I taught the LSAT for five years and then this year started law school (and right now am procrastinating on studying for my last exam, Torts, which is on Monday — sigh), so I have a somewhat unusual perspective on this.
The thing that's struck me continuously throughout my first semester is the ongoing tension between "The LSAT is totally relevant to everything that you do in law school" and "The LSAT is completely irrelevant to absolutely anything you do in law school." Both statements are largely true.
As the posters above have noted, many of your law school classes will involve taking large sets of rules, applying them to facts, and figuring out what you can, must, can't, or might not do. This is precisely what you do in logic games, and it's precisely the justification that
LSAC regularly gives (starting around 9:40 in the video) for this portion of the exam. I suppose that's true, as far as it goes; I was thinking of this as I was looking over the rules of joinder in Civil Procedure (a defendant MUST counterclaim any claim that arises out of the same transaction or occurrence and CAN counterclaim anything else against the same defendant, but can only implead third-parties who may be liable to the defendant for all or part of the claim against it, but can also assert additional claims against the impleaded defendant...).
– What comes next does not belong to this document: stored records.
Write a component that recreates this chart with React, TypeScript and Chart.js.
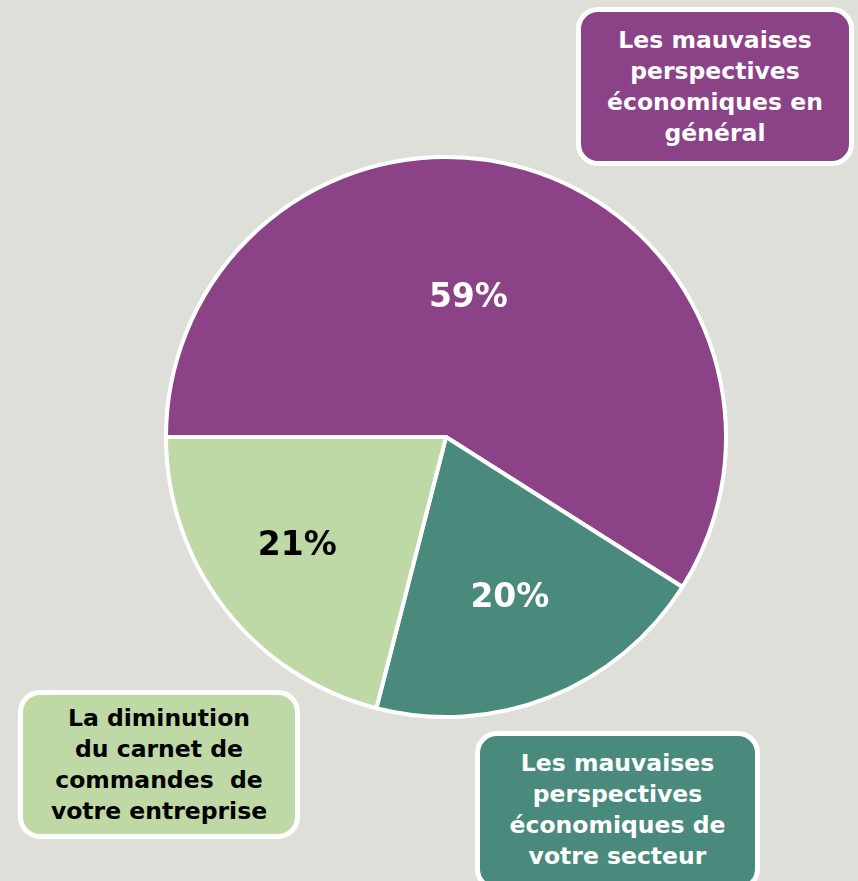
import React, { useEffect, useRef } from "react";
import { Chart, registerables } from "chart.js";

Chart.register(...registerables);

const categories = [
  "Les mauvaises perspectives économiques en général",
  "Les mauvaises perspectives économiques de votre secteur",
  "La diminution du carnet de commandes  de votre entreprise",
];
const values = [59, 20, 21];
const valueLabels = ["59%", "20%", "21%"];
const colors = ["#8b4286", "#498a7d", "#bed9a6"];
const labelColors = ["#ffffff", "#ffffff", "#000000"];
// label placement per slice: [angle offset from slice middle (deg), radius fraction]
const labelPlacement = [
  [-7, 0.5],
  [0, 0.62],
  [1.4, 0.66],
];

const BG = "#dfdfda";
const FONT = "'DejaVu Sans', Verdana, sans-serif";

const pctPlugin = {
  id: "pctLabels",
  afterDatasetsDraw(chart: any) {
    const meta = chart.getDatasetMeta(0);
    const ctx = chart.ctx;
    ctx.save();
    ctx.font = `bold 33px ${FONT}`;
    ctx.textAlign = "center";
    ctx.textBaseline = "middle";
    meta.data.forEach((arc: any, i: number) => {
      const p = arc.getProps(["x", "y", "startAngle", "endAngle", "outerRadius"], true);
      const mid = (p.startAngle + p.endAngle) / 2 + (labelPlacement[i][0] * Math.PI) / 180;
      const r = p.outerRadius * labelPlacement[i][1];
      ctx.fillStyle = labelColors[i];
      ctx.fillText(valueLabels[i], p.x + Math.cos(mid) * r, p.y + Math.sin(mid) * r);
    });
    ctx.restore();
  },
};

const boxBase: React.CSSProperties = {
  position: "absolute",
  boxSizing: "border-box",
  border: "5px solid #ffffff",
  borderRadius: 22,
  display: "flex",
  alignItems: "center",
  justifyContent: "center",
  textAlign: "center",
  fontFamily: FONT,
  fontWeight: "bold",
  fontSize: 23.5,
  lineHeight: "31px",
  whiteSpace: "pre-wrap",
};

export default function App() {
  const ref = useRef<HTMLCanvasElement>(null);
  useEffect(() => {
    if (!ref.current) return;
    const chart = new Chart(ref.current, {
      type: "pie",
      data: {
        labels: categories,
        datasets: [
          {
            data: values,
            backgroundColor: colors,
            borderColor: "#ffffff",
            borderWidth: 4,
          },
        ],
      },
      options: {
        animation: false,
        responsive: false,
        rotation: -90,
        layout: { padding: { left: 164, right: 130, top: 155, bottom: 162 } },
        plugins: {
          legend: { display: false },
          tooltip: { enabled: false },
        },
      },
      plugins: [pctPlugin],
    });
    return () => chart.destroy();
  }, []);

  return (
    <div
      style={{
        position: "fixed",
        left: 0,
        top: 0,
        width: 858,
        height: 881,
        background: BG,
        overflow: "hidden",
      }}
    >
      <canvas ref={ref} width={858} height={881} style={{ position: "absolute", left: 0, top: 0 }} />
      <div style={{ ...boxBase, left: 576, top: 7, width: 278, height: 159, background: colors[0], color: "#fff" }}>
        {"Les mauvaises\nperspectives\néconomiques en\ngénéral"}
      </div>
      <div style={{ ...boxBase, left: 475, top: 731, width: 285, height: 160, background: colors[1], color: "#fff", alignItems: "flex-start", paddingTop: 12 }}>
        {"Les mauvaises\nperspectives\néconomiques de\nvotre secteur"}
      </div>
      <div style={{ ...boxBase, left: 18, top: 690, width: 282, height: 149, background: colors[2], color: "#000" }}>
        {"La diminution\ndu carnet de\ncommandes  de\nvotre entreprise"}
      </div>
    </div>
  );
}
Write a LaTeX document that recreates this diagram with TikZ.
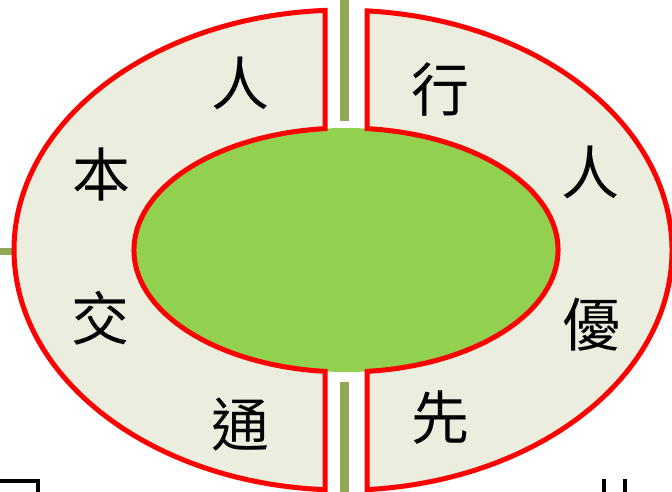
\documentclass[tikz,border=0pt]{standalone}
\usepackage{fontspec}
\usetikzlibrary{shapes.geometric}
\newfontfamily\cjk{Noto Sans CJK TC}
\definecolor{halffill}{HTML}{EBEEDE}
\definecolor{innergreen}{HTML}{92D050}
\definecolor{olive}{HTML}{8FA853}
\definecolor{ringred}{HTML}{FF0000}
\tikzset{
  half/.style={fill=halffill, draw=ringred, line width=5pt, line join=miter},
  inner/.style={fill=innergreen, draw=none},
  stem/.style={draw=olive, line width=9pt},
  lab/.style={font=\cjk\fontsize{58}{58}\selectfont, inner sep=0pt},
  frag/.style={draw=black, line width=4pt}
}
\begin{document}
\begin{tikzpicture}[x=1pt,y=1pt]
\useasboundingbox (0,0) rectangle (672,492);
% olive stems
\coordinate (st1) at (344.5,492);
\coordinate (st2) at (344.5,371);
\coordinate (sb1) at (344.5,110);
\coordinate (sb2) at (344.5,0);
\coordinate (sl1) at (0,240.5);
\coordinate (sl2) at (16,240.5);
\draw[stem] (st1) -- (st2);
\draw[stem] (sb1) -- (sb2);
\draw[draw=olive, line width=7pt] (sl1) -- (sl2);
% inner ellipse (green, its red edge comes from the two halves)
\node[inner, ellipse, minimum width=424pt, minimum height=244pt, inner sep=0pt] (core) at (346,242) {};
% left half
\path[half] (325,481.6) arc[start angle=93.14, end angle=266.86, x radius=329, y radius=240]
  -- (325,120.6) arc[start angle=264.32, end angle=95.68, x radius=212, y radius=122] -- cycle;
% right half
\path[half] (367,2.4) arc[start angle=-85.82, end angle=85.82, x radius=329, y radius=240]
  -- (367,363.4) arc[start angle=84.32, end angle=-84.32, x radius=212, y radius=122] -- cycle;
% labels
\node[lab] (l1) at (240,409) {人};
\node[lab] (l2) at (101,318) {本};
\node[lab] (l3) at (100,174) {交};
\node[lab] (l4) at (240,67) {通};
\node[lab] (r1) at (440,402) {行};
\node[lab] (r2) at (590,320) {人};
\node[lab] (r3) at (591,167) {優};
\node[lab] (r4) at (440,74) {先};
% cut-off fragments at the bottom edge
\coordinate (fa) at (0,11);
\coordinate (fb) at (38,11);
\coordinate (fc) at (38,0);
\draw[frag, line join=miter] (fa) -- (fb) -- (fc);
\coordinate (fd) at (604,13);
\coordinate (fe) at (604,0);
\coordinate (ff) at (625,13);
\coordinate (fg) at (625,0);
\draw[frag] (fd) -- (fe);
\draw[frag] (ff) -- (fg);
\end{tikzpicture}
\end{document}
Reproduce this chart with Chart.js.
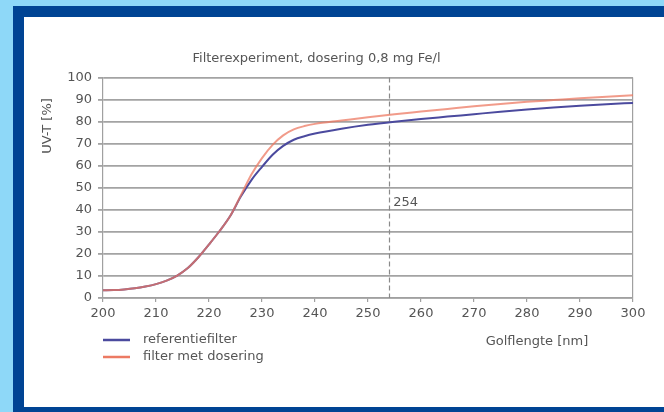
<!DOCTYPE html>
<html>
<head>
<meta charset="utf-8">
<script src="https://cdn.jsdelivr.net/npm/chart.js@4.4.1/dist/chart.umd.min.js"></script>
<style>
  html, body { margin: 0; padding: 0; }
  body { width: 664px; height: 412px; background: #8ed8f8; position: relative; overflow: hidden; }
  #frame { position: absolute; left: 13px; top: 6px; width: 651px; height: 406px; background: #004494; }
  #panel { position: absolute; left: 24px; top: 17px; width: 640px; height: 390px; background: #ffffff; }
  #chart { position: absolute; left: 0; top: 0; }
</style>
</head>
<body>
<div id="frame"></div>
<div id="panel"></div>
<canvas id="chart" width="664" height="412"></canvas>
<script>
var golflengte = [200, 202, 204, 206, 208, 210, 212, 214, 216, 218, 220, 222, 224, 226, 228, 230, 232, 234, 236, 238, 240,
                  245, 250, 255, 260, 265, 270, 275, 280, 285, 290, 295, 300];
var referentiefilter = [3.5, 3.6, 3.9, 4.4, 5.2, 6.3, 7.9, 10.2, 13.6, 18.5, 24.3, 30.4, 37.2, 46.0, 53.5, 59.5, 65.0, 69.0, 71.8, 73.4, 74.6,
                        76.8, 78.6, 80.0, 81.2, 82.3, 83.4, 84.5, 85.5, 86.4, 87.2, 87.9, 88.5];
var filterMetDosering = [3.5, 3.6, 3.9, 4.4, 5.2, 6.3, 7.9, 10.2, 13.6, 18.5, 24.3, 30.4, 37.2, 46.5, 56.0, 63.5, 69.5, 73.8, 76.5, 78.0, 79.0,
                         80.5, 82.0, 83.4, 84.6, 85.8, 87.0, 88.0, 89.0, 89.8, 90.6, 91.3, 92.0];
var seriesNames = ['referentiefilter', 'filter met dosering'];
var seriesColors = ['#4b4a9e', '#ec7a63'];
var markerGolflengte = 254;
var markerLabelY = 43.5;

var fontFamily = '"DejaVu Sans", sans-serif';
var textColor = '#555555';

function toPoints(xs, ys) {
    return xs.map(function(x, i) { return { x: x, y: ys[i] }; });
}

var extras = {
    id: 'extras',
    beforeDatasetsDraw: function(chart) {
        var ctx = chart.ctx;
        var xs = chart.scales.x;
        var px = Math.round(xs.getPixelForValue(markerGolflengte)) + 0.5;
        ctx.save();
        ctx.strokeStyle = '#8a8a8a';
        ctx.lineWidth = 1.2;
        ctx.setLineDash([5, 3]);
        ctx.beginPath();
        ctx.moveTo(px, chart.chartArea.top);
        ctx.lineTo(px, chart.chartArea.bottom);
        ctx.stroke();
        ctx.restore();
    },
    afterDraw: function(chart) {
        var ctx = chart.ctx;
        var xs = chart.scales.x, ys = chart.scales.y;
        ctx.save();
        ctx.font = '13px ' + fontFamily;
        ctx.fillStyle = textColor;
        ctx.textBaseline = 'middle';

        // label at the marker line
        ctx.textAlign = 'left';
        ctx.fillText(String(markerGolflengte), xs.getPixelForValue(markerGolflengte) + 4, ys.getPixelForValue(markerLabelY));

        // legend, bottom left
        seriesNames.forEach(function(name, i) {
            var y = 340 + i * 17;
            ctx.strokeStyle = seriesColors[i];
            ctx.lineWidth = 2.5;
            ctx.beginPath();
            ctx.moveTo(103, y);
            ctx.lineTo(130, y);
            ctx.stroke();
            ctx.fillText(name, 143, y);
        });

        // x axis title
        ctx.textAlign = 'center';
        ctx.fillText('Golflengte [nm]', 537, 342);

        // y axis title
        ctx.translate(48, 126);
        ctx.rotate(-Math.PI / 2);
        ctx.fillText('UV-T [%]', 0, 0);
        ctx.restore();
    }
};

var ctx = document.getElementById('chart').getContext('2d');
var chart = new Chart(ctx, {
    type: 'line',
    data: {
        datasets: [
            {
                label: seriesNames[0],
                data: toPoints(golflengte, referentiefilter),
                borderColor: seriesColors[0],
                borderWidth: 2,
                pointRadius: 0,
                cubicInterpolationMode: 'monotone',
                fill: false,
                order: 1
            },
            {
                label: seriesNames[1],
                data: toPoints(golflengte, filterMetDosering),
                borderColor: 'rgba(236, 122, 99, 0.75)',
                borderWidth: 2,
                pointRadius: 0,
                cubicInterpolationMode: 'monotone',
                fill: false,
                order: 0
            }
        ]
    },
    options: {
        responsive: false,
        animation: false,
        devicePixelRatio: 1,
        layout: { padding: { left: 0, right: 31, top: 0, bottom: 0 } },
        plugins: {
            legend: { display: false },
            tooltip: { enabled: false },
            title: {
                display: true,
                text: 'Filterexperiment, dosering 0,8 mg Fe/l',
                color: textColor,
                font: { family: fontFamily, size: 13, weight: 'normal' },
                padding: { top: 51, bottom: 11 }
            }
        },
        scales: {
            x: {
                type: 'linear',
                min: 200,
                max: 300,
                afterFit: function(scale) { scale.height = 114; },
                ticks: { stepSize: 10, color: textColor, padding: 4, font: { family: fontFamily, size: 13 } },
                grid: {
                    drawOnChartArea: true,
                    color: function(c) { return c.tick && c.tick.value === 300 ? '#a0a0a0' : 'rgba(0,0,0,0)'; },
                    tickColor: '#a0a0a0',
                    tickLength: 4,
                    lineWidth: 1.2
                },
                border: { color: '#a0a0a0', width: 1.5 }
            },
            y: {
                min: 0,
                max: 100,
                afterFit: function(scale) { scale.width = 103; },
                ticks: { stepSize: 10, color: textColor, padding: 6, font: { family: fontFamily, size: 13 } },
                grid: { color: '#a3a3a3', lineWidth: 1.8, tickColor: '#a3a3a3', tickLength: 5 },
                border: { color: '#a0a0a0', width: 1.2 }
            }
        }
    },
    plugins: [extras]
});
</script>
</body>
</html>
However, if this is so, this is a really cynical view of the law. Usually there's some sort of logic or policy justification behind the rules as they exist, and they interweave together with other topics you study. (Certain kinds of counterclaims are compulsory for efficiency reasons, and they have impacts on preclusion, but other kinds of counterclaims are permissive for litigant autonomy reasons, and....) In a logic game, however, J comes before K because it does, not because to do otherwise would hinder efficiency or fairness or any of dozens of other values that we might worry about. It's not as though there's a policy justification for each of the rules; they just exist, regardless of how nonsensical they are, and you have to follow them.
So yeah, the general skills involved in applying rules to facts are part of the life of a lawyer. But you're probably not going to have to arrange dresses on hangers according to the following conditions in 8.75 minutes for a client or a judge at any point in your legal career. What I make of that, at least, is that if you don't like logic games, take comfort in its specific irrelevance, but remind yourself of the general relevance of the mental training in an at least tangentially related area to what you actually wanted to do, and the specific need to do it (uh, because you gotta take the LSAT to get into law school).